# Written exercise:
Repeat every line of the listing below exactly, minus the pictures.
## start Data block
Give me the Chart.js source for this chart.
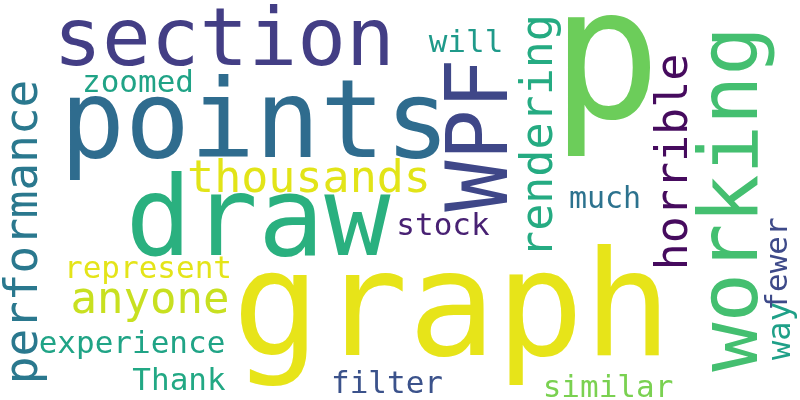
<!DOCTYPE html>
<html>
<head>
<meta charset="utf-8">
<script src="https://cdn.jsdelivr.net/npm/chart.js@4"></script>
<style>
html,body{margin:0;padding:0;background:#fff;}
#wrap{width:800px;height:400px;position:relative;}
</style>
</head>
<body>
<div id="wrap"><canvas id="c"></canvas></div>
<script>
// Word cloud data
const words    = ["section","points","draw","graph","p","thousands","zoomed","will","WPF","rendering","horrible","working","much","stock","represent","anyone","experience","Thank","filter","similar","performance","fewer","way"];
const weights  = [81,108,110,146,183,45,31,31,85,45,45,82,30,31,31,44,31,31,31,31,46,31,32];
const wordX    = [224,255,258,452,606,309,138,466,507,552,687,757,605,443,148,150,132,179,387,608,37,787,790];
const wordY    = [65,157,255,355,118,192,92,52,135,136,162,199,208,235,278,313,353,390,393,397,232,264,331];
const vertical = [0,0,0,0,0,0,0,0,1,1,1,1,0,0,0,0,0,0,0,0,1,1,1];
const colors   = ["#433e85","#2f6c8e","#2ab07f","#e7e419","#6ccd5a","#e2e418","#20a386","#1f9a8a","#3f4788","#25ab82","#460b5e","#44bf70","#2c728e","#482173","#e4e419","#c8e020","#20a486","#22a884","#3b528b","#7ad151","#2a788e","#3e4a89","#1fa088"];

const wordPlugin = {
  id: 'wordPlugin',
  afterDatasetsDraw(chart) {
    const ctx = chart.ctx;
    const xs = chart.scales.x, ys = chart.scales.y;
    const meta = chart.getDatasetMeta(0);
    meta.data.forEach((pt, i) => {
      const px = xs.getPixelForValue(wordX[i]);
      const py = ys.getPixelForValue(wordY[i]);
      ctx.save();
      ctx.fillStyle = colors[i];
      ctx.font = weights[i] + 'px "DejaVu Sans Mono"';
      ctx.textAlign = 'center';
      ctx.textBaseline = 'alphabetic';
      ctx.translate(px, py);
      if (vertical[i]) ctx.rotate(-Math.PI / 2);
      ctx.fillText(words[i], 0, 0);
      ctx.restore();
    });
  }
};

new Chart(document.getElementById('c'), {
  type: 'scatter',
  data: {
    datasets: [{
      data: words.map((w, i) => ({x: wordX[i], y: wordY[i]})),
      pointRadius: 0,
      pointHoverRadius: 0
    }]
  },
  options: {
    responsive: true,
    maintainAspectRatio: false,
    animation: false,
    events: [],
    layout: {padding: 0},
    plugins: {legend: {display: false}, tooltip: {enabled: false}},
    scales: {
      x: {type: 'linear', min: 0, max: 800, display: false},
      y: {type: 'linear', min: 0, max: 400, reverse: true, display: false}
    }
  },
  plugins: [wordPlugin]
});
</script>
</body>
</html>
## end Data block
# Exercise answer:
Give me the Chart.js source for this chart.
<!DOCTYPE html>
<html>
<head>
<meta charset="utf-8">
<script src="https://cdn.jsdelivr.net/npm/chart.js@4"></script>
<style>
html,body{margin:0;padding:0;background:#fff;}
#wrap{width:800px;height:400px;position:relative;}
</style>
</head>
<body>
<div id="wrap"><canvas id="c"></canvas></div>
<script>
// Word cloud data
const words    = ["section","points","draw","graph","p","thousands","zoomed","will","WPF","rendering","horrible","working","much","stock","represent","anyone","experience","Thank","filter","similar","performance","fewer","way"];
const weights  = [81,108,110,146,183,45,31,31,85,45,45,82,30,31,31,44,31,31,31,31,46,31,32];
const wordX    = [224,255,258,452,606,309,138,466,507,552,687,757,605,443,148,150,132,179,387,608,37,787,790];
const wordY    = [65,157,255,355,118,192,92,52,135,136,162,199,208,235,278,313,353,390,393,397,232,264,331];
const vertical = [0,0,0,0,0,0,0,0,1,1,1,1,0,0,0,0,0,0,0,0,1,1,1];
const colors   = ["#433e85","#2f6c8e","#2ab07f","#e7e419","#6ccd5a","#e2e418","#20a386","#1f9a8a","#3f4788","#25ab82","#460b5e","#44bf70","#2c728e","#482173","#e4e419","#c8e020","#20a486","#22a884","#3b528b","#7ad151","#2a788e","#3e4a89","#1fa088"];

const wordPlugin = {
  id: 'wordPlugin',
  afterDatasetsDraw(chart) {
    const ctx = chart.ctx;
    const xs = chart.scales.x, ys = chart.scales.y;
    const meta = chart.getDatasetMeta(0);
    meta.data.forEach((pt, i) => {
      const px = xs.getPixelForValue(wordX[i]);
      const py = ys.getPixelForValue(wordY[i]);
      ctx.save();
      ctx.fillStyle = colors[i];
      ctx.font = weights[i] + 'px "DejaVu Sans Mono"';
      ctx.textAlign = 'center';
      ctx.textBaseline = 'alphabetic';
      ctx.translate(px, py);
      if (vertical[i]) ctx.rotate(-Math.PI / 2);
      ctx.fillText(words[i], 0, 0);
      ctx.restore();
    });
  }
};

new Chart(document.getElementById('c'), {
  type: 'scatter',
  data: {
    datasets: [{
      data: words.map((w, i) => ({x: wordX[i], y: wordY[i]})),
      pointRadius: 0,
      pointHoverRadius: 0
    }]
  },
  options: {
    responsive: true,
    maintainAspectRatio: false,
    animation: false,
    events: [],
    layout: {padding: 0},
    plugins: {legend: {display: false}, tooltip: {enabled: false}},
    scales: {
      x: {type: 'linear', min: 0, max: 800, display: false},
      y: {type: 'linear', min: 0, max: 400, reverse: true, display: false}
    }
  },
  plugins: [wordPlugin]
});
</script>
</body>
</html>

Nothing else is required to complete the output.